The judge sorting out the Puerto Rican bankruptcy got it right. Said Judge Laura Taylor Swain (appointed to the position by Chief Justice John Roberts back in 2017): “There is no decision that can perfectly reconcile all concerns.”
That’s an understatement. The primary revenue source to pay interest on Puerto Rico’s $74 billion in debt is the island’s sales tax. There are barely three million citizens living on the island, and almost 85 percent of them live in poverty. So the sales tax revenue stream comes primarily from tourists. It turns out that that revenue stream has been overcommitted, some of it illegally, in order to support the government’s profligate spending.
All Swain has to do is approve the agreement cobbled together since the island’s government declared bankruptcy in 2017. Some 8,000 bondholders, negotiating with the board established by Congress under the Puerto Rico Oversight, Management, and Economic Stability Act (PROMISA), would reward senior bondholders with a return of 93 percent of their original investment, while junior bondholders (arranged by Goldman Sachs and Santander Securities and then sold to their investors) would get just 56 percent. Some $6 billion of that debt will be canceled altogether, leaving those investors with nothing.
Brian Chappatta, writing at Bloomberg, had little sympathy for Wall Street: “Wall Street played a big role in Puerto Rico’s spiral toward bankruptcy. Banks were happy to collect juicy fees for underwriting debt sales and encouraging the use of new revenue streams to back securities…. Mutual funds and high-net-worth individuals, for their part, snapped up the bonds because their interest payments were exempt from federal, state and local government taxes. And, of course, local politicians were all too willing to borrow into an eager market.”
Those investors weren’t concerned about the safety of their investments in Puerto Rico’s rickety economy, thinking that since the island is a U.S. “commonwealth” where its citizens hold U.S. citizenship (although they cannot vote), Congress would, if worse came to worst, bail them out.
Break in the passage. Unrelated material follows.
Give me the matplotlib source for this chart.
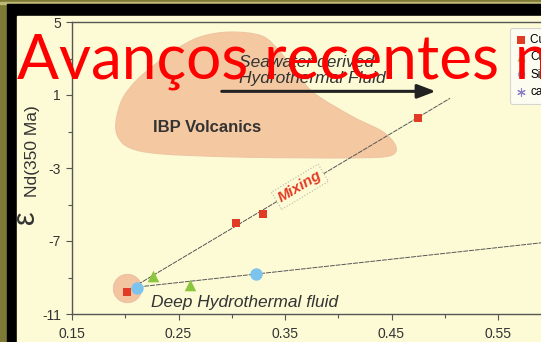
import numpy as np
import matplotlib.pyplot as plt
from matplotlib.path import Path
from matplotlib.patches import PathPatch, Rectangle

plt.rcParams['font.family'] = ['Liberation Sans', 'DejaVu Sans']

W, H = 541, 342
olive = '#7c7a34'
cream = '#fdfbd6'
peach = '#f4c8a0'

# Nd isotope data (x = 1/Nd-type ratio, y = eNd at 350 Ma)
cu_x = [0.2013, 0.304, 0.329, 0.4746]
cu_y = [-9.78, -6.0, -5.5, -0.27]
chl_x = [0.226, 0.2608]
chl_y = [-8.94, -9.39]
sid_x = [0.2107, 0.3228]
sid_y = [-9.58, -8.81]
cal_x = []
cal_y = []
series_labels = ['Cu-rich ore', 'Chlorite', 'Siderite', 'calcite']

# mixing lines between end members
upper_x = [0.207, 0.505]
upper_y = [-9.55, 0.82]
lower_x = [0.207, 0.65]
lower_y = [-9.55, -6.72]

deep_x = [0.2013]
deep_y = [-9.6]

# IBP volcanics field outline
ibp_x = [0.1913, 0.1969, 0.2092, 0.2251, 0.2467, 0.2702, 0.2984, 0.3284, 0.3453,
         0.3622, 0.3782, 0.4138, 0.4420, 0.4542, 0.4486, 0.4204, 0.3641, 0.2984,
         0.2326, 0.2045, 0.1932]
ibp_y = [-0.47, 0.73, 1.72, 2.54, 3.47, 4.18, 4.45, 4.23, 3.36,
         2.10, 1.06, -0.20, -1.02, -1.84, -2.33, -2.44, -2.44, -2.39,
         -2.22, -1.90, -1.29]

xticks = [0.15, 0.25, 0.35, 0.45, 0.55, 0.65]
xminor = [0.20, 0.30, 0.40, 0.50, 0.60]
yticks = [5, 1, -3, -7, -11]
yminor = [3, -1, -5, -9]


def smooth_closed(xs, ys):
    pts = np.column_stack([xs, ys])
    n = len(pts)
    verts = [pts[0]]
    codes = [Path.MOVETO]
    for i in range(n):
        p0, p1, p2, p3 = pts[i - 1], pts[i], pts[(i + 1) % n], pts[(i + 2) % n]
        verts += [p1 + (p2 - p0) / 6, p2 - (p3 - p1) / 6, p2]
        codes += [Path.CURVE4] * 3
    return Path(verts, codes)


fig = plt.figure(figsize=(W / 100, H / 100), dpi=100, facecolor=olive)

# slide frame
fig.patches.append(Rectangle((0, 1 - 3.5 / H), 1, 1.3 / H, transform=fig.transFigure,
                             color='#bdb873', zorder=-3))
fig.patches.append(Rectangle((7 / W, 0), 1, 1 - 3.8 / H, transform=fig.transFigure,
                             color='black', zorder=-2))
fig.patches.append(Rectangle((17 / W, 0), 1, 1 - 16 / H, transform=fig.transFigure,
                             color=cream, zorder=-1))

ax = fig.add_axes([72 / W, 28 / H, 532.5 / W, 292 / H])
ax.set_facecolor(cream)
ax.set_xlim(0.15, 0.65)
ax.set_ylim(-11, 5)

ax.add_patch(PathPatch(smooth_closed(ibp_x, ibp_y), fc=peach, ec='#efc5a2', lw=0.8, zorder=1))
ax.text(0.2258, -1.0, 'IBP Volcanics', fontsize=12, fontweight='bold', color='#333333',
        ha='left', va='baseline', zorder=2)

ax.text(0.3070, 1.66, 'Seawater derived\nHydrothermal Fluid', fontsize=12.5, style='italic',
        color='#333333', ha='left', va='baseline', linespacing=1.05, zorder=2)
ax.annotate('', xy=(0.4915, 1.2), xytext=(0.2906, 1.2),
            arrowprops=dict(arrowstyle='-|>,head_length=1.1,head_width=0.42', lw=2.2,
                            color='#222222', shrinkA=0, shrinkB=0), zorder=2)

ax.scatter(deep_x, deep_y, s=420, color='#f3c4a0', edgecolor='#eabca0', lw=0.6, zorder=2)

ax.plot(upper_x, upper_y, color='#555555', lw=0.7, ls=(0, (5, 1)), zorder=3)
ax.plot(lower_x, lower_y, color='#555555', lw=0.7, ls=(0, (5, 1)), zorder=3)

ax.scatter(sid_x, sid_y, s=80, marker='o', color='#7cc4ee', lw=0, zorder=4, label=series_labels[2])
ax.scatter(chl_x, chl_y, s=70, marker='^', color='#8cc63e', lw=0, zorder=4, label=series_labels[1])
ax.scatter(cu_x, cu_y, s=38, marker='s', color='#e23b25', lw=0, zorder=5, label=series_labels[0])
ax.scatter(cal_x, cal_y, s=30, marker=(6, 2, 0), color='#8a80c8', lw=0.8, zorder=5,
           label=series_labels[3])

ax.text(0.364, -4.03, 'Mixing', fontsize=11, fontweight='bold', style='italic',
        color='#e23b25', rotation=31, ha='center', va='center', rotation_mode='anchor',
        bbox=dict(boxstyle='square,pad=0.2', fc=cream, ec='#b8b8a8', ls=':', lw=0.8),
        zorder=6)

ax.text(0.2245, -10.62, 'Deep Hydrothermal fluid', fontsize=12.5, style='italic',
        color='#333333', ha='left', va='baseline', zorder=6)

ax.set_xticks(xticks)
ax.set_xticklabels([f'{v:.2f}' for v in xticks])
ax.set_xticks(xminor, minor=True)
ax.set_yticks(yticks)
ax.set_yticklabels([str(v) for v in yticks])
ax.set_yticks(yminor, minor=True)
ax.tick_params(which='both', direction='out', color='#555555', width=0.8)
ax.tick_params(which='major', length=4, labelsize=10, labelcolor='#333333')
ax.tick_params(which='minor', length=3)
ax.tick_params(axis='x', pad=5)
ax.tick_params(axis='y', pad=4)
for s in ax.spines.values():
    s.set_color('#555555')
    s.set_linewidth(1.0)

fig.text(33 / W, 1 - 151 / H, 'Nd(350 Ma)', rotation=90, fontsize=12.5, color='#333333',
         ha='center', va='center')
fig.text(26 / W, 1 - 217 / H, 'ε', rotation=90, fontsize=22, color='#333333',
         ha='center', va='center')

h, l = ax.get_legend_handles_labels()
h = [h[l.index(name)] for name in series_labels]
leg = ax.legend(h, series_labels, loc='upper left', bbox_to_anchor=(510 / W, 1 - 28 / H),
                bbox_transform=fig.transFigure, fontsize=8.5, frameon=True, fancybox=True,
                handlelength=0.8, handletextpad=0.4, borderpad=0.5, labelspacing=0.45,
                borderaxespad=0, scatterpoints=1)
for hd, sz in zip(leg.legend_handles, [26, 34, 30, 30]):
    hd.set_sizes([sz])
leg.get_frame().set_facecolor('#fdfdf8')
leg.get_frame().set_edgecolor('#cccccc')
leg.get_frame().set_linewidth(0.8)
leg.set_zorder(7)

fig.text(17 / W, 1 - 78 / H, 'Avanços recentes no', fontsize=44.7, color='#ff0000',
         family='Lato', ha='left', va='baseline', zorder=10)

fig.savefig('out.png', dpi=100, facecolor=olive)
Enter The Donald. Appearing on the Sean Hannity Show in October of 2017, Trump said, “They [the Puerto Rican government] owe a lot of money to your friends on Wall Street. We’re going to have to wipe that out. That’s going to have to be — you know, you can say goodbye to that.”
Now those investors are being forced to consider the first rule of investing in bonds: “More important than the return on your money is the return of your money.”
Judge Swain took testimony over the proposed agreement for two days last week, and will make a decision shortly. It’s likely to involve issuing more tax-exempt bonds to cover the shortfall, with payments to continue to 2058.
Her decision leaves in limbo the remainder of the $74 billion in indebtedness and says nothing about the $49 billion in unfunded pension liabilities.
The current Puerto Rican debt crisis can be traced back to 1973 when the Puerto Rican government began issuing bonds to cover its deficit spending. Fast forward to 2014, when the three major credit agencies downgraded Puerto Rican bonds to “junk” status when it became apparent that the Puerto Rican government couldn’t pay its debt. Naturally, this downgrade prevented the government form issuing more bonds. That precipitated the bankruptcy filing, followed by the restructuring plan that Judge Swain will rule on shortly.
Swain’s ruling, which is expected to endorse the proposed settlement, will serve as a lesson to investors seeking high tax-free interest without considering the strength of the issuer. And, according to Chriss Street at American Thinker, it should also “serve as a spectacular balanced budget enforcement structure” for the future.